Summer is finally here and that means three things: swimming, sun, and ice cream! I love ice cream…like really love ice cream. I’m one of those people that eats ice cream year round, I’ll eat ice cream in 40 degree weather and I’ll eat ice cream in 140 degree whether, (okay that may be a bit of an exaggeration, but honestly you guys, it sometimes feels like 140 degrees here in Texas during the summer). Okay, now back to this ice cream! This peach ice cream is so delicious! It’s absolutely creamy, peachy, and refreshing with tart yet sweet chunks of peaches sprinkled throughout. I mean how much more summer-y can it get?! I made the ice cream with fresh peaches since they’re in season right now and I really wouldn’t do it any other way. The deal with frozen peaches is, when you’re making this ice cream you have to make a homemade peach syrup so if you use frozen peaches you won’t get all the juice that you would normally get with fresh peaches so I would say fresh is better! Also a little added bonus is 1/2 teaspoon of Mexican vanilla that gives it a little boost of flavor! I hope you enjoy summer in a bowl aka this ice cream!

-XO Emily

Fresh Peach Ice Cream (makes 1 quart)


-2 cups finely chopped fresh peaches, peeled (about 5-6 large peaches or about 8-10 small peaches)

-1 1/4 cups sugar

-juice of 1/2 lemon

-2 large eggs

-2 cups heavy or whipping cream

-1 cup whole milk

-1/2 tsp. Mexican vanilla


  1. Combine the peaches, 1/2 cup of sugar, and the lemon juice in a medium bowl. Cover and refrigerate the mixture for 2 hours and stir every 30 minutes (this process creates the peach syrup that you will add to the ice cream base)
  2. Remove the peaches from the refrigerator and drain the juice with a strainer into a large bowl. Return the peach chunks to the refrigerator. (You will add them to the mixture later)
  3. Whisk the eggs in a mixing bowl until light and fluffy, about 1 to 2 minutes. Whisk in the remaining 3/4 cup sugar, a little at a time, then continue whisking until completely blended, about 1 minute extra. Then pour in the cream and whole milk and whisk to blend.

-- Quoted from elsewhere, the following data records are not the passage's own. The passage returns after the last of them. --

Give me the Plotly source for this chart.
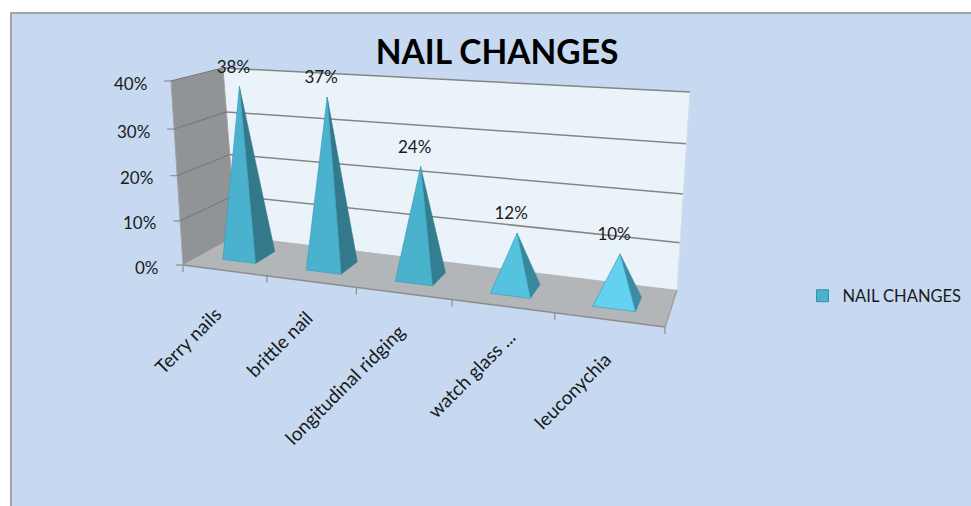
import plotly.graph_objects as go

categories = ["Terry nails", "brittle nail", "longitudinal ridging", "watch glass ...", "leuconychia"]
values = [38, 37, 24, 12, 10]
y_ticks = [0, 10, 20, 30, 40]
title_text = "NAIL CHANGES"
series_name = "NAIL CHANGES"

FONT = "Lato, Carlito, Calibri, sans-serif"
BG = "#C6D9F1"
FRONT_COL = ["#4AB2CE", "#4AB2CE", "#49B2CC", "#55C3E0", "#63D2F0"]
SIDE_COL = ["#33798C", "#33798C", "#337F92", "#38889C", "#3A8CA2"]
YMAX = 40.0

# pixel corners of the 3-D box: (u, v, w) = (along categories, height, depth)
C = {
    (0, 0, 0): (183, 265), (1, 0, 0): (665, 327),
    (0, 0, 1): (236, 236), (1, 0, 1): (677, 290),
    (0, 1, 0): (171, 81),  (1, 1, 0): (682, 118),
    (0, 1, 1): (223, 68),  (1, 1, 1): (690, 92),
}
PERSP_U = 0.843
PERSP_V = 0.943


def project(u, val, w):
    f = val / YMAX
    s = u * PERSP_U / (u * PERSP_U + (1 - u))
    v = f * PERSP_V / (f * PERSP_V + (1 - f)) if f < 1 else 1.0
    pt = [0.0, 0.0]
    for (a, b, c), (px, py) in C.items():
        k = (s if a else 1 - s) * (v if b else 1 - v) * (w if c else 1 - w)
        pt[0] += k * px
        pt[1] += k * py
    return pt


def poly(points, fill, line=None, lw=0.0):
    xs = [p[0] for p in points] + [points[0][0]]
    ys = [p[1] for p in points] + [points[0][1]]
    return go.Scatter(x=xs, y=ys, mode="lines", fill="toself", fillcolor=fill,
                      line=dict(color=line or fill, width=lw), hoverinfo="skip", showlegend=False)


def seg(a, b, color="#8C8C8C", lw=1.5):
    return go.Scatter(x=[a[0], b[0]], y=[a[1], b[1]], mode="lines",
                      line=dict(color=color, width=lw), hoverinfo="skip", showlegend=False)


fig = go.Figure()

# walls and floor
fig.add_trace(poly([project(0, 0, 1), project(0, YMAX, 1), project(1, YMAX, 1), project(1, 0, 1)], "#EBF3FA"))
fig.add_trace(poly([project(0, 0, 0), project(0, YMAX, 0), project(0, YMAX, 1), project(0, 0, 1)], "#909496", "#A0A2A4", 1))
fig.add_trace(poly([project(0, 0, 0), project(0, 0, 1), project(1, 0, 1), project(1, 0, 0)], "#B3B6B8"))

# gridlines and value ticks
for t in y_ticks:
    if t > 0:
        fig.add_trace(seg(project(0, t, 0), project(0, t, 1), "#77797B", 1.2))
        fig.add_trace(seg(project(0, t, 1), project(1, t, 1), "#858585", 1.5))
    p = project(0, t, 0)
    fig.add_trace(seg((p[0] - 7, p[1]), p, "#8C8C8C", 1.2))
fig.add_trace(seg(project(0, 0, 0), project(1, 0, 0), "#8C8C8C", 1.5))
fig.add_trace(seg(project(1, 0, 0), project(1, 0, 1), "#9A9A9A", 1.2))
fig.add_trace(seg(project(1, 0, 1), project(1, YMAX, 1), "#D5DEE8", 1))

# category ticks
n = len(categories)
for i in range(n + 1):
    p = project(i / n, 0, 0)
    fig.add_trace(seg(p, (p[0], p[1] + 7), "#8C8C8C", 1.2))

# pyramids
BAR = 0.4
W0, W1 = 0.3, 0.7
for i, val in enumerate(values):
    c = (i + 0.5) / n
    du = BAR / n / 2
    fl = project(c - du, 0, W0)
    fr = project(c + du, 0, W0)
    br = project(c + du, 0, W1)
    apex = project(c, val, 0.5)
    fig.add_trace(poly([fr, br, apex], SIDE_COL[i], SIDE_COL[i], 0.5))
    fig.add_trace(poly([fl, fr, apex], FRONT_COL[i], "#3F9FB8", 0.7))

# data labels
label_pts = [project((i + 0.5) / n, v, 0.5) for i, v in enumerate(values)]
fig.add_trace(go.Scatter(
    x=[p[0] - 6 for p in label_pts], y=[p[1] - 18 for p in label_pts],
    mode="text", text=[f"{v}%" for v in values], textposition="middle center",
    textfont=dict(family=FONT, size=17, color="#1A1A1A"), hoverinfo="skip", showlegend=False))

# legend entry
fig.add_trace(go.Scatter(x=[None], y=[None], mode="markers", name=series_name,
                         marker=dict(symbol="square", size=12, color="#4AB2CE",
                                     line=dict(color="#3A8CA2", width=1))))

annotations = []
for t in y_ticks:
    p = project(0, t, 0)
    annotations.append(dict(x=p[0] - 22, y=p[1] + 2, xref="x", yref="y", text=f"{t}%",
                            showarrow=False, xanchor="right", yanchor="middle",
                            font=dict(family=FONT, size=17, color="#1A1A1A")))

label_nudge = [(4, 30), (9, 21), (8, 24), (20, 16), (9, 25)]
for i, name in enumerate(categories):
    p = project((i + 0.5) / n, 0, 0)
    annotations.append(dict(x=p[0] + label_nudge[i][0], y=p[1] + label_nudge[i][1], xref="x", yref="y",
                            text=name, showarrow=False, textangle=-45, xanchor="right", yanchor="top",
                            font=dict(family=FONT, size=19, color="#1A1A1A")))

fig.update_layout(
    width=971, height=506, margin=dict(l=0, r=0, t=0, b=0),
    paper_bgcolor="white", plot_bgcolor="rgba(0,0,0,0)",
    xaxis=dict(range=[0, 971], visible=False, fixedrange=True),
    yaxis=dict(range=[506, 0], visible=False, fixedrange=True),
    title=dict(text=f"<b>{title_text}</b>", x=497 / 971, xanchor="center", y=1 - 52 / 506, yanchor="middle",
               font=dict(family=FONT, size=33.5, color="#000000")),
    legend=dict(x=802.5 / 971, y=1 - 296 / 506, xanchor="left", yanchor="middle",
                bgcolor="rgba(0,0,0,0)", font=dict(family=FONT, size=16.5, color="#1A1A1A"),
                itemwidth=30),
    annotations=annotations,
    shapes=[dict(type="rect", xref="x", yref="y", x0=11, y0=13, x1=975, y1=510,
                 fillcolor=BG, line=dict(color="#A3A3A3", width=2), layer="below")],
)

fig.write_html("out.html", config={"displayModeBar": False}, post_script="document.body.style.margin='0';")
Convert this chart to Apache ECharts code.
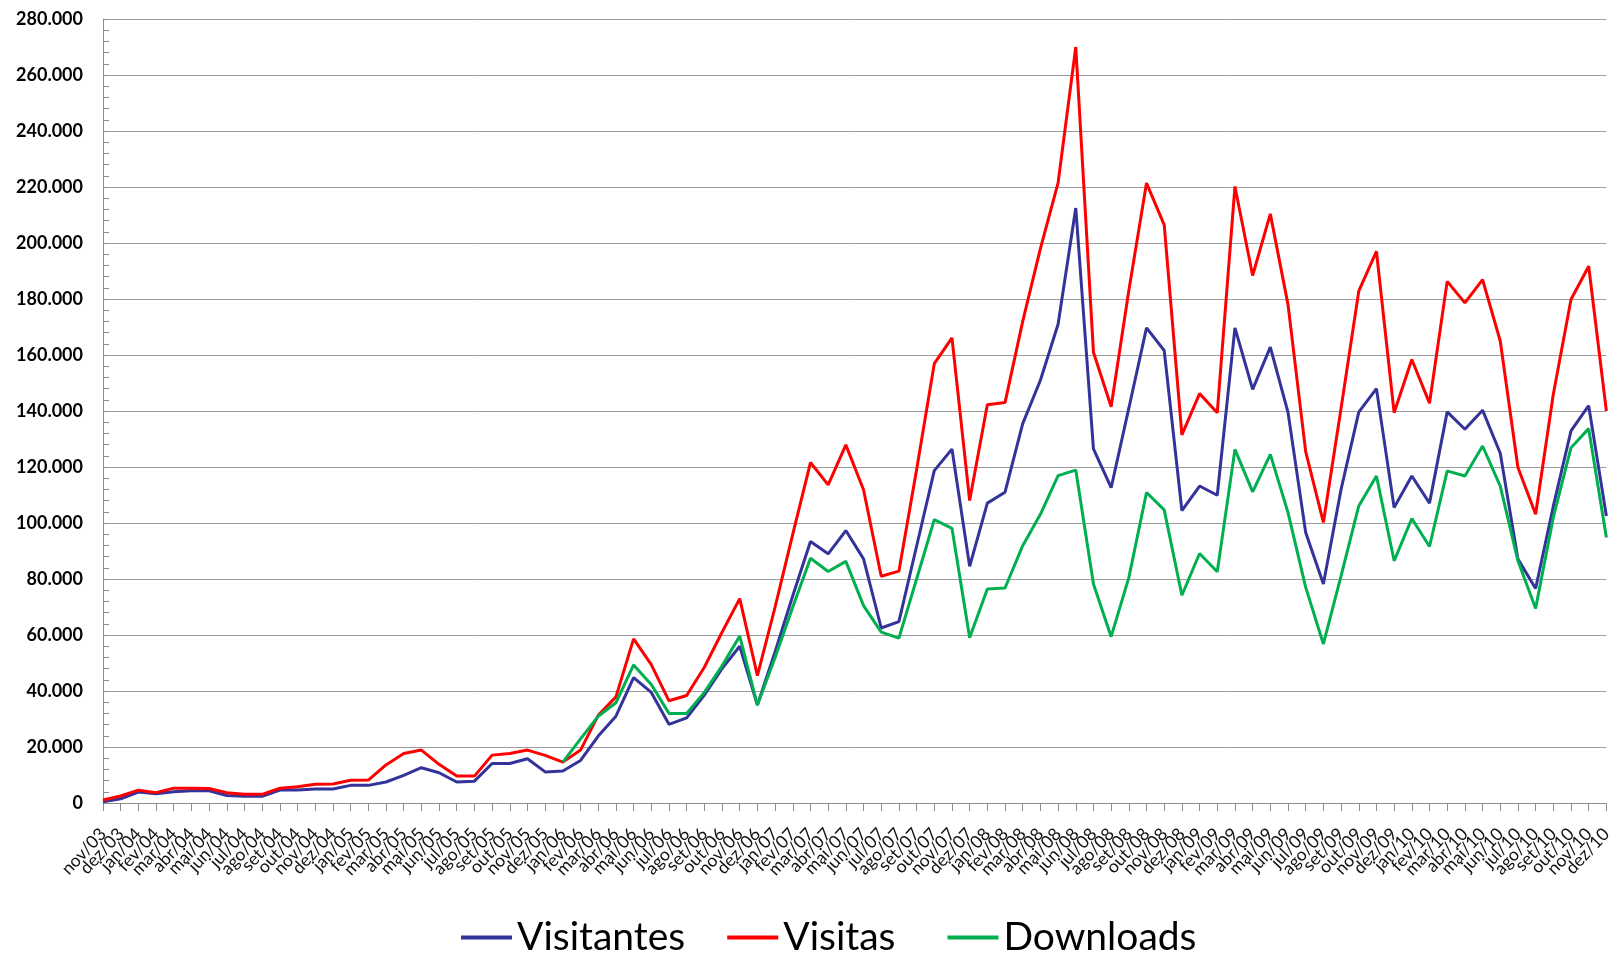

Add the peach juice(syrup) and blend.
  4. Transfer the mixture to an ice cream maker and freeze according to the manufacturer’s instructions.
  5. After the ice cream stiffens, about 1 minute before its done, add in the peach chunks, then freeze until the ice cream is ready.
  6. Store in airtight container in freezer or eat all of it at once like I do!